It is fitting to have a Ben Graham quote open this essay because I owe so much of what I know about investing to him. I will talk more about Ben a bit later, and I will even sooner talk about common stocks. But let me first tell you about two small nonstock investments that I made long ago. Though neither changed my net worth by much, they are instructive.
You don't need to be an expert in order to achieve satisfactory investment returns. But if you aren't, you must recognize your limitations and follow a course certain to work reasonably well. Keep things simple and don't swing for the fences. When promised quick profits, respond with a quick "no."
Focus on the future productivity of the asset you are considering. If you don't feel comfortable making a rough estimate of the asset's future earnings, just forget it and move on. No one has the ability to evaluate every investment possibility. But omniscience isn't necessary; you only need to understand the actions you undertake.
If you instead focus on the prospective price change of a contemplated purchase, you are speculating. There is nothing improper about that. I know, however, that I am unable to speculate successfully, and I am skeptical of those who claim sustained success at doing so. Half of all coin-flippers will win their first toss; none of those winners has an expectation of profit if he continues to play the game. And the fact that a given asset has appreciated in the recent past is never a reason to buy it.
With my two small investments, I thought only of what the properties would produce and cared not at all about their daily valuations. Games are won by players who focus on the playing field -- not by those whose eyes are glued to the scoreboard. If you can enjoy Saturdays and Sundays without looking at stock prices, give it a try on weekdays.
Forming macro opinions or listening to the macro or market predictions of others is a waste of time. Indeed, it is dangerous because it may blur your vision of the facts that are truly important. (When I hear TV commentators glibly opine on what the market will do next, I am reminded of Mickey Mantle's scathing comment: "You don't know how easy this game is until you get into that broadcasting booth.")
And now back to Ben Graham. I learned most of the thoughts in this investment discussion from Ben's book The Intelligent Investor, which I bought in 1949. My financial life changed with that purchase.
Before reading Ben's book, I had wandered around the investing landscape, devouring everything written on the subject. Much of what I read fascinated me: I tried my hand at charting and at using market indicia to predict stock movements. I sat in brokerage offices watching the tape roll by, and I listened to commentators. All of this was fun, but I couldn't shake the feeling that I wasn't getting anywhere.
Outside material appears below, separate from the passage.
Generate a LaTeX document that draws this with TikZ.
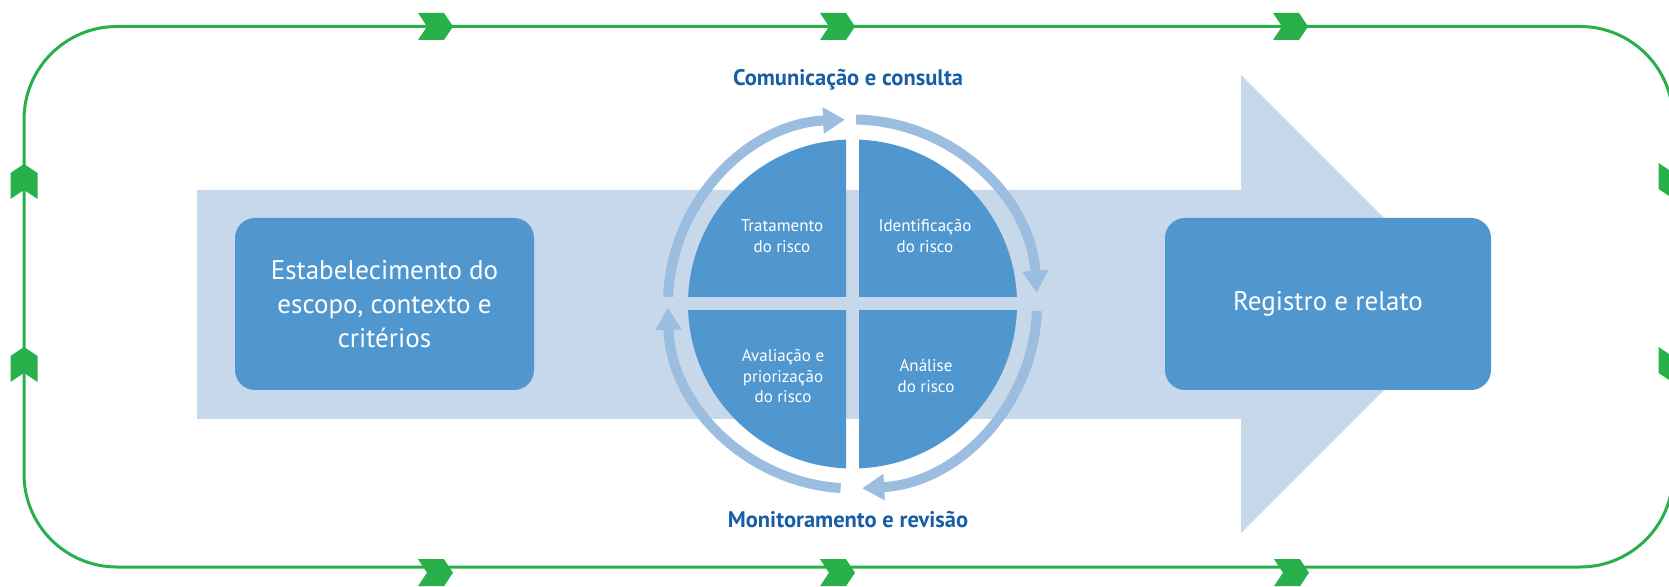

In contrast, Ben's ideas were explained logically in elegant, easy-to-understand prose (without Greek letters or complicated formulas). For me, the key points were laid out in what later editions labeled Chapters 8 and 20. These points guide my investing decisions today.
A couple of interesting sidelights about the book: Later editions included a postscript describing an unnamed investment that was a bonanza for Ben. Ben made the purchase in 1948 when he was writing the first edition and -- brace yourself -- the mystery company was Geico. If Ben had not recognized the special qualities of Geico when it was still in its infancy, my future and Berkshire's would have been far different.
The 1949 edition of the book also recommended a railroad stock that was then selling for $17 and earning about $10 per share. (One of the reasons I admired Ben was that he had the guts to use current examples, leaving himself open to sneers if he stumbled.) In part, that low valuation resulted from an accounting rule of the time that required the railroad to exclude from its reported earnings the substantial retained earnings of affiliates.
The recommended stock was Northern Pacific, and its most important affiliate was Chicago, Burlington & Quincy. These railroads are now important parts of BNSF (Burlington Northern Santa Fe), which is today fully owned by Berkshire. When I read the book, Northern Pacific had a market value of about $40 million. Now its successor (having added a great many properties, to be sure) earns that amount every four days.
I can't remember what I paid for that first copy of The Intelligent Investor. Whatever the cost, it would underscore the truth of Ben's adage: Price is what you pay; value is what you get. Of all the investments I ever made, buying Ben's book was the best (except for my purchase of two marriage licenses).